I think its really just a matter of preference. I have done both and can't see any differences in the final product. I usually just throw them in primary so I don't have to rack a second time out clean an extra carboy. If i'm adding oak or something, then I rack to a secondary.
 
I have dryhopped in primary and seen no ill effects from it at all.

As Bryce said, it is personal preference mostly.

*Edit* Also the plus to dryhopping in secondary is that if you re-use the yeast it is not tainted with a heavy hop flavor that can be passed along to the next brew which may use a lighter hop profile.
 
The MAIN argument on why to NOT dry hop in primary is that you will loose a slight amount of the aroma due to it being "scrubbed off" during the vigorous stages of fermentation.
 
Right but if you wait until after vigorous fermentation is over - 4-5 days usually - it works fine. I agree that yeast washing would be the main reason to hop elsewhere (secondary, keg).
 
Sweet. Thanks for the info guys. Should I start the dry hopping about 5 days after I pitched the yeast?
 
To dry hop, you should backtrack from the end of your planed fermentation period. So say you want to have your beer in primary for 3 weeks and you want to dry hop for a week....add the dry hops at week 2 and by the time the hops have been in there for a week, your at your planned 3 weeks in primary. The usually accepted maximum days for a dry hop is about 10-14 days
 
My thoughts on a waiting period: First, hops in there during high krausen is a mess and will leave half of them plastered on the walls of the bucket (if you're using a bucket). Second, it is good to have some alcohol built up before your hops go in to reduce the risk of putting any bacteria in there with the hops. Third, yes it is commonly thought that vigorous fermentation strips out hops flavors somewhat.

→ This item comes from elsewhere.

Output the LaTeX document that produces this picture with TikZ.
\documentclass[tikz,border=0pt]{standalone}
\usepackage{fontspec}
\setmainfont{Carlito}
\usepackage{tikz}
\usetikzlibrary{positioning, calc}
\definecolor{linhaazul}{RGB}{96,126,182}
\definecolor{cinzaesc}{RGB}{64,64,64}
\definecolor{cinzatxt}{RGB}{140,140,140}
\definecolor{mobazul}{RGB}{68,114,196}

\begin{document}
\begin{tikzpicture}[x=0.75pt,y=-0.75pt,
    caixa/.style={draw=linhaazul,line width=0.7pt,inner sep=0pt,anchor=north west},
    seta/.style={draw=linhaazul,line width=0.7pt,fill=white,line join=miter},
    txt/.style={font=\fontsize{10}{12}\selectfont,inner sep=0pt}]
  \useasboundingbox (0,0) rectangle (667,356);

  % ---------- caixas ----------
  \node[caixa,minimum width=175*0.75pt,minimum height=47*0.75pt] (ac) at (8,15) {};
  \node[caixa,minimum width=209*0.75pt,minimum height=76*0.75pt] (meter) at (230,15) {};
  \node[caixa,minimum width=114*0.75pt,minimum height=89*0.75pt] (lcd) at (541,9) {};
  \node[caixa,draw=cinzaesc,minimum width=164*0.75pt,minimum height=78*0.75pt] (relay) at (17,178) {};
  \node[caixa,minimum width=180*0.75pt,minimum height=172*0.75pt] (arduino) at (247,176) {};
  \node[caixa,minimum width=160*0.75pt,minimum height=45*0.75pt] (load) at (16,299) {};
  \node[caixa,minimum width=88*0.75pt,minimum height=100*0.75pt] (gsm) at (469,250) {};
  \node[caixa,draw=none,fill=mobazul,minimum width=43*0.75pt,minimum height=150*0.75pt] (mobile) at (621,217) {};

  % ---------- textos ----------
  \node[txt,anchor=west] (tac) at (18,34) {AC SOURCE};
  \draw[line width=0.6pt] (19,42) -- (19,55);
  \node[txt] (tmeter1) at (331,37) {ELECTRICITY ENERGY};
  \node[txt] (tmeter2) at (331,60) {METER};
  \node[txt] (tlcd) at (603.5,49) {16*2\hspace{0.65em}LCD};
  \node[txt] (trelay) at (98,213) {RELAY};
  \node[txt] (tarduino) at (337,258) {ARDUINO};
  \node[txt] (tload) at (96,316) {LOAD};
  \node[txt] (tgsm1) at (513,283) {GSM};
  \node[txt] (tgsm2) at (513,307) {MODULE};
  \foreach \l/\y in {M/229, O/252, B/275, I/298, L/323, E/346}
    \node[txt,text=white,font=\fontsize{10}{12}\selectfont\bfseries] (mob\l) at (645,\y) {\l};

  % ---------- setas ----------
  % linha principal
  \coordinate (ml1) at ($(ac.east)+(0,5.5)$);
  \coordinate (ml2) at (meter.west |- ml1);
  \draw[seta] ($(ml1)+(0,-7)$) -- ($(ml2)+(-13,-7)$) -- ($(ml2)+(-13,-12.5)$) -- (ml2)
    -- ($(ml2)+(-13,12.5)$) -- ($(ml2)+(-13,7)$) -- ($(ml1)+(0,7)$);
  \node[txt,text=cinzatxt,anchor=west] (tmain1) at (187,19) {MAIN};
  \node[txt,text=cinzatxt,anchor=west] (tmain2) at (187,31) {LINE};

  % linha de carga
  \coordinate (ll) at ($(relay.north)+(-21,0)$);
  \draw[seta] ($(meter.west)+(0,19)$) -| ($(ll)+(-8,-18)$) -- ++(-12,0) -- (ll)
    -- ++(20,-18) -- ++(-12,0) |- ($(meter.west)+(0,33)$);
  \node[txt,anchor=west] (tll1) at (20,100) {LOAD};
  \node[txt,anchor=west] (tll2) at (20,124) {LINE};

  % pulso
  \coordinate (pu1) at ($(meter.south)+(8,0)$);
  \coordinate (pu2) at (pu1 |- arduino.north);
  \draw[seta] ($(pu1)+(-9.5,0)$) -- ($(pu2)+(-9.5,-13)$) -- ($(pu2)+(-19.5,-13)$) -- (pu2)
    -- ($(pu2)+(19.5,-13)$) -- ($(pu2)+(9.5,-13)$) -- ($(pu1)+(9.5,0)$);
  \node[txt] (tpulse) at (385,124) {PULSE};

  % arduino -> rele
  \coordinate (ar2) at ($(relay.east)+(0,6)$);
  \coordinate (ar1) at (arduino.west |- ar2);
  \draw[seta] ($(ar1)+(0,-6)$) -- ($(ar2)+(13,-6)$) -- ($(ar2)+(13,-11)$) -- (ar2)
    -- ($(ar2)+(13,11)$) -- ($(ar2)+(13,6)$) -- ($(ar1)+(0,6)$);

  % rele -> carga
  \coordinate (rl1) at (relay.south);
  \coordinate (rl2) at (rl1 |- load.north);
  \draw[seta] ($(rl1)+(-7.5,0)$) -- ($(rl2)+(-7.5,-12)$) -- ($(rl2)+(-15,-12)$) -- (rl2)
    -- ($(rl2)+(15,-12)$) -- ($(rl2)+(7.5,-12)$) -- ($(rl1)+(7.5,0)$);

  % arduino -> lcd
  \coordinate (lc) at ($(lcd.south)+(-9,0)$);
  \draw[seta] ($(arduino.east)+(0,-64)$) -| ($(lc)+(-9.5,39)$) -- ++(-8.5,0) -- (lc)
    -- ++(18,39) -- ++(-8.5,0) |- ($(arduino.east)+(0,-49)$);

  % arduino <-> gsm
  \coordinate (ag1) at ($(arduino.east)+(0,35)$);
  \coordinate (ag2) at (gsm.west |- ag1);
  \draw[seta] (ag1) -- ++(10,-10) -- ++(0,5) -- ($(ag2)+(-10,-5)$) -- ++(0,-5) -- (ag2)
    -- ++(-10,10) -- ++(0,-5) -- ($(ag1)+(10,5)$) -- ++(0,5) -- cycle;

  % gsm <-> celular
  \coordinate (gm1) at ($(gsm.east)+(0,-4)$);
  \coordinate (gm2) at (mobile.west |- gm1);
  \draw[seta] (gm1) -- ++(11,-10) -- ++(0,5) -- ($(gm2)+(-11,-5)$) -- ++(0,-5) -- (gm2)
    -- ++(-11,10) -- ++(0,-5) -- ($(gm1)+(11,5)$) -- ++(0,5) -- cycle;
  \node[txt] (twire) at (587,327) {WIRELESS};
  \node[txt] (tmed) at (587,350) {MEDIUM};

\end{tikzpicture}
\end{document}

So yes, wait 5 days or until vigorous fermentation has subsided.
 
Wait until fermentation is complete and most of the yeast have dropped out. If you dry hop too soon you can lose aroma because the hop oils can stick to yeast and drop to the bottom. A lot of brewers recommend a short cold crash prior to dry hopping for this reason.
 
I plan on dry hopping my first time. My beer has compleated fermintation, would I still ve okay to dry hop without getting infection?

Could I add hops to boiling water then drop in to dry hop? Or is that off the wall?
 
I plan on dry hopping my first time. My beer has compleated fermintation, would I still ve okay to dry hop without getting infection?

Could I add hops to boiling water then drop in to dry hop? Or is that off the wall?
do not boil those hops. just drop them in, hops have anti-bacterial properties (one of the reasons they were used in the first place - they help with preservation). plus, the beer now has alcohol in it that helps protect it.
 
sweetcell said:
do not boil those hops. just drop them in, hops have anti-bacterial properties (one of the reasons they were used in the first place - they help with preservation). plus, the beer now has alcohol in it that helps protect it.

Thank you, thats what I thought. I remember hearing about why dry hops were done. To protect the beer from spoiling.